DATA EXCERPT ▸
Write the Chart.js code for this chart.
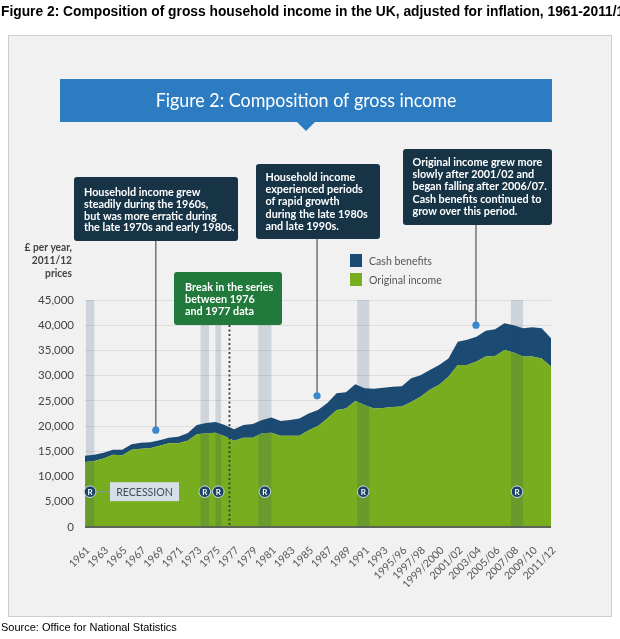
<!DOCTYPE html>
<html>
<head>
<meta charset="utf-8">
<script src="https://cdn.jsdelivr.net/npm/chart.js@4/dist/chart.umd.min.js"></script>
<style>
    body { margin: 0; background: #fff; }
    #wrap { position: relative; width: 620px; height: 639px; overflow: hidden; }
    #wrap canvas { position: absolute; left: 0; top: 0; }
    .page-title {
        position: absolute; left: 1px; top: 4px; white-space: nowrap;
        font: bold 13.8px "Liberation Sans", Arial, sans-serif; color: #000;
    }
    .page-source {
        position: absolute; left: 1px; top: 621px; white-space: nowrap;
        font: 11px "Liberation Sans", Arial, sans-serif; color: #000;
    }
</style>
</head>
<body>
<div id="wrap">
    <canvas id="income-chart"></canvas>
    <div class="page-title">Figure 2: Composition of gross household income in the UK, adjusted for inflation, 1961-2011/12</div>
    <div class="page-source">Source: Office for National Statistics</div>
</div>
<script>
// Years: calendar years to 1993, financial years after that
const years = [
    '1961', '1962', '1963', '1964', '1965', '1966', '1967', '1968', '1969', '1970',
    '1971', '1972', '1973', '1974', '1975', '1976', '1977', '1978', '1979', '1980',
    '1981', '1982', '1983', '1984', '1985', '1986', '1987', '1988', '1989', '1990',
    '1991', '1992', '1993', '1994/95', '1995/96', '1996/97', '1997/98', '1998/99',
    '1999/2000', '2000/01', '2001/02', '2002/03', '2003/04', '2004/05', '2005/06',
    '2006/07', '2007/08', '2008/09', '2009/10', '2010/11', '2011/12',
];

// £ per year, 2011/12 prices
const originalIncome = [
    12900, 13100, 13600, 14300, 14200, 15300, 15500, 15600, 16100, 16600,
    16600, 17100, 18400, 18600, 18700, 18000, 17100, 17700, 17700, 18600,
    18700, 18100, 18100, 18100, 19200, 20000, 21500, 23200, 23500, 25000,
    24200, 23500, 23600, 23800, 23900, 24800, 25800, 27200, 28200, 29800,
    32100, 32100, 32800, 33800, 33900, 35100, 34600, 33800, 33800, 33400, 31800,
];
const cashBenefits = [
    1200, 1200, 1100, 1000, 1100, 1100, 1200, 1200, 1100, 1100,
    1300, 1500, 1800, 2000, 2100, 2200, 2300, 2500, 2700, 2600,
    3000, 2900, 3100, 3400, 3300, 3200, 3100, 3300, 3200, 3300,
    3300, 3900, 4000, 4000, 4000, 4700, 4300, 3900, 3900, 3600,
    4600, 5000, 4900, 5100, 5300, 5300, 5400, 5600, 5800, 6000, 5600,
];

// recessions as [start, end] positions on the year axis
const recessionSpans = [[0.1, 1.0], [12.4, 13.3], [14.0, 14.6], [18.6, 20.0], [29.2, 30.5], [45.7, 47.0]];
const yTicks = [0, 5000, 10000, 15000, 20000, 25000, 30000, 35000, 40000, 45000];

const GREEN = '#78ad1f';
const NAVY = '#1b4b72';
const BOX = '#173447';
const FONT = 'Lato, "Open Sans", sans-serif';

// draw text squeezed horizontally (the original uses a narrow face)
function squeezeText(ctx, text, x, y, sx, align) {
    ctx.save();
    ctx.translate(x, y);
    ctx.scale(sx, 1);
    ctx.textAlign = align || 'left';
    ctx.fillText(text, 0, 0);
    ctx.restore();
}

function noteBox(ctx, x, y, w, h, fill, lines, tx, ty, step) {
    ctx.fillStyle = fill;
    ctx.beginPath();
    ctx.roundRect(x, y, w, h, 3);
    ctx.fill();
    ctx.fillStyle = '#fff';
    ctx.font = 'bold 11.5px ' + FONT;
    ctx.textBaseline = 'middle';
    lines.forEach((line, i) => squeezeText(ctx, line, tx, ty + i * step, 0.94));
}

const backdrop = {
    id: 'backdrop',
    beforeDraw(chart) {
        const ctx = chart.ctx;
        ctx.save();
        ctx.fillStyle = '#fff';
        ctx.fillRect(0, 0, chart.width, chart.height);
        ctx.fillStyle = '#f1f1f1';
        ctx.fillRect(8, 35, 604, 582);
        ctx.strokeStyle = '#cdcdcd';
        ctx.lineWidth = 1;
        ctx.strokeRect(8.5, 35.5, 603, 581);
        ctx.restore();
    },
};

const overlays = {
    id: 'overlays',
    afterDatasetsDraw(chart) {
        const ctx = chart.ctx;
        const xs = chart.scales.x;
        const ys = chart.scales.y;
        const area = chart.chartArea;
        ctx.save();

        // recession bands
        ctx.fillStyle = 'rgba(30, 70, 110, 0.17)';
        recessionSpans.forEach(([a, b]) => {
            const x0 = xs.getPixelForValue(a);
            const x1 = xs.getPixelForValue(b);
            ctx.fillRect(x0, area.top, x1 - x0, area.bottom - area.top);
        });

        // baseline
        ctx.strokeStyle = '#5d6656';
        ctx.lineWidth = 2;
        ctx.beginPath();
        ctx.moveTo(area.left, area.bottom);
        ctx.lineTo(area.right, area.bottom);
        ctx.stroke();

        // break in series 1976 / 1977
        const bx = xs.getPixelForValue(15.5);
        ctx.strokeStyle = '#3b3b3b';
        ctx.lineWidth = 1.8;
        ctx.setLineDash([2, 2.5]);
        ctx.beginPath();
        ctx.moveTo(bx, 325);
        ctx.lineTo(bx, area.bottom);
        ctx.stroke();
        ctx.setLineDash([]);

        // R markers
        const ry = ys.getPixelForValue(7000);
        recessionSpans.forEach(([a, b], i) => {
            const cx = xs.getPixelForValue((a + b) / 2);
            if (i === 0) {
                ctx.strokeStyle = '#8a97a2';
                ctx.lineWidth = 1;
                ctx.beginPath();
                ctx.moveTo(cx, ry);
                ctx.lineTo(110, ry);
                ctx.stroke();
            }
            ctx.fillStyle = '#1b4163';
            ctx.strokeStyle = '#c9dbe6';
            ctx.lineWidth = 1;
            ctx.beginPath();
            ctx.arc(cx, ry, 5.8, 0, Math.PI * 2);
            ctx.fill();
            ctx.stroke();
            ctx.fillStyle = '#fff';
            ctx.font = 'bold 8px ' + FONT;
            ctx.textAlign = 'center';
            ctx.textBaseline = 'middle';
            ctx.fillText('R', cx, ry + 0.5);
        });
        ctx.fillStyle = '#d6dfe7';
        ctx.fillRect(110, ry - 9.5, 69, 19);
        ctx.fillStyle = '#3e4c58';
        ctx.font = '11.5px ' + FONT;
        ctx.textBaseline = 'middle';
        squeezeText(ctx, 'RECESSION', 144.5, ry + 0.5, 0.92, 'center');

        // leader lines and dots
        const leaders = [[7.6, 19200, 241], [24.9, 26000, 239], [41.95, 40000, 225]];
        leaders.forEach(([xi, v, top]) => {
            const px = xs.getPixelForValue(xi);
            const py = ys.getPixelForValue(v);
            ctx.strokeStyle = '#555';
            ctx.lineWidth = 1.2;
            ctx.beginPath();
            ctx.moveTo(px, top);
            ctx.lineTo(px, py);
            ctx.stroke();
            ctx.fillStyle = '#3a87c9';
            ctx.beginPath();
            ctx.arc(px, py, 3.6, 0, Math.PI * 2);
            ctx.fill();
        });
        ctx.restore();
    },
    afterDraw(chart) {
        const ctx = chart.ctx;
        ctx.save();

        // header banner
        ctx.fillStyle = '#2d7cc1';
        ctx.fillRect(60, 79, 492, 43);
        ctx.beginPath();
        ctx.moveTo(297, 122);
        ctx.lineTo(315, 122);
        ctx.lineTo(306, 131);
        ctx.closePath();
        ctx.fill();
        ctx.fillStyle = '#fff';
        ctx.font = '19px ' + FONT;
        ctx.textBaseline = 'middle';
        squeezeText(ctx, 'Figure 2: Composition of gross income', 306, 101, 0.94, 'center');

        // annotations
        noteBox(ctx, 74, 177, 164, 64, BOX, [
            'Household income grew',
            'steadily during the 1960s,',
            'but was more erratic during',
            'the late 1970s and early 1980s.',
        ], 84, 192, 11.9);
        noteBox(ctx, 256, 164, 124, 75, BOX, [
            'Household income',
            'experienced periods',
            'of rapid growth',
            'during the late 1980s',
            'and late 1990s.',
        ], 265.5, 177, 12.3);
        noteBox(ctx, 403, 149, 149, 76, BOX, [
            'Original income grew more',
            'slowly after 2001/02 and',
            'began falling after 2006/07.',
            'Cash benefits continued to',
            'grow over this period.',
        ], 412.5, 162.5, 12.1);
        noteBox(ctx, 174, 272, 108, 53, '#217a3c', [
            'Break in the series',
            'between 1976',
            'and 1977 data',
        ], 185, 287, 12.2);

        // legend
        const sets = chart.data.datasets;
        [[sets[1], 254], [sets[0], 273]].forEach(([ds, y]) => {
            ctx.fillStyle = ds.backgroundColor;
            ctx.fillRect(350, y, 12, 13);
            ctx.fillStyle = '#555';
            ctx.font = '11.5px ' + FONT;
            ctx.textBaseline = 'middle';
            squeezeText(ctx, ds.label, 369, y + 7, 0.92);
        });

        // y axis title
        ctx.fillStyle = '#444';
        ctx.font = 'bold 10.5px ' + FONT;
        ctx.textBaseline = 'middle';
        ['£ per year,', '2011/12', 'prices'].forEach((t, i) => {
            squeezeText(ctx, t, 72, 248 + i * 13, 0.97, 'right');
        });
        ctx.restore();
    },
};

const ctx = document.getElementById('income-chart').getContext('2d');
new Chart(ctx, {
    type: 'line',
    data: {
        labels: years,
        datasets: [
            {
                label: 'Original income',
                data: originalIncome,
                backgroundColor: GREEN,
                borderWidth: 0,
                pointRadius: 0,
                fill: 'origin',
            },
            {
                label: 'Cash benefits',
                data: cashBenefits,
                backgroundColor: NAVY,
                borderWidth: 0,
                pointRadius: 0,
                fill: '-1',
            },
        ],
    },
    options: {
        responsive: true,
        maintainAspectRatio: false,
        animation: false,
        layout: {
            padding: { left: 0, top: 300, right: 69, bottom: 52 },
        },
        plugins: {
            legend: { display: false },
            tooltip: { enabled: false },
        },
        scales: {
            x: {
                grid: { display: false },
                border: { display: false },
                afterFit: (scale) => { scale.height = 60; },
                ticks: {
                    autoSkip: false,
                    minRotation: 45,
                    maxRotation: 45,
                    padding: 9,
                    labelOffset: 3,
                    color: '#555',
                    font: { family: FONT, size: 10.5 },
                    callback: (v, i) => (i % 2 === 0 ? years[i] : ''),
                },
            },
            y: {
                stacked: true,
                min: 0,
                max: 45000,
                afterFit: (scale) => { scale.width = 85; },
                afterBuildTicks: (scale) => { scale.ticks = yTicks.map((v) => ({ value: v })); },
                grid: { color: '#dedede', drawTicks: false },
                border: { display: false },
                ticks: {
                    padding: 11,
                    color: '#444',
                    font: { family: FONT, size: 11.5 },
                    callback: (v) => v.toLocaleString('en-GB'),
                },
            },
        },
    },
    plugins: [backdrop, overlays],
});
</script>
</body>
</html>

WRITTEN TASK ▸ Find every line of the data that holds the string "this", then say how many there are and nothing else.

EXERCISE ANSWER ▸ 2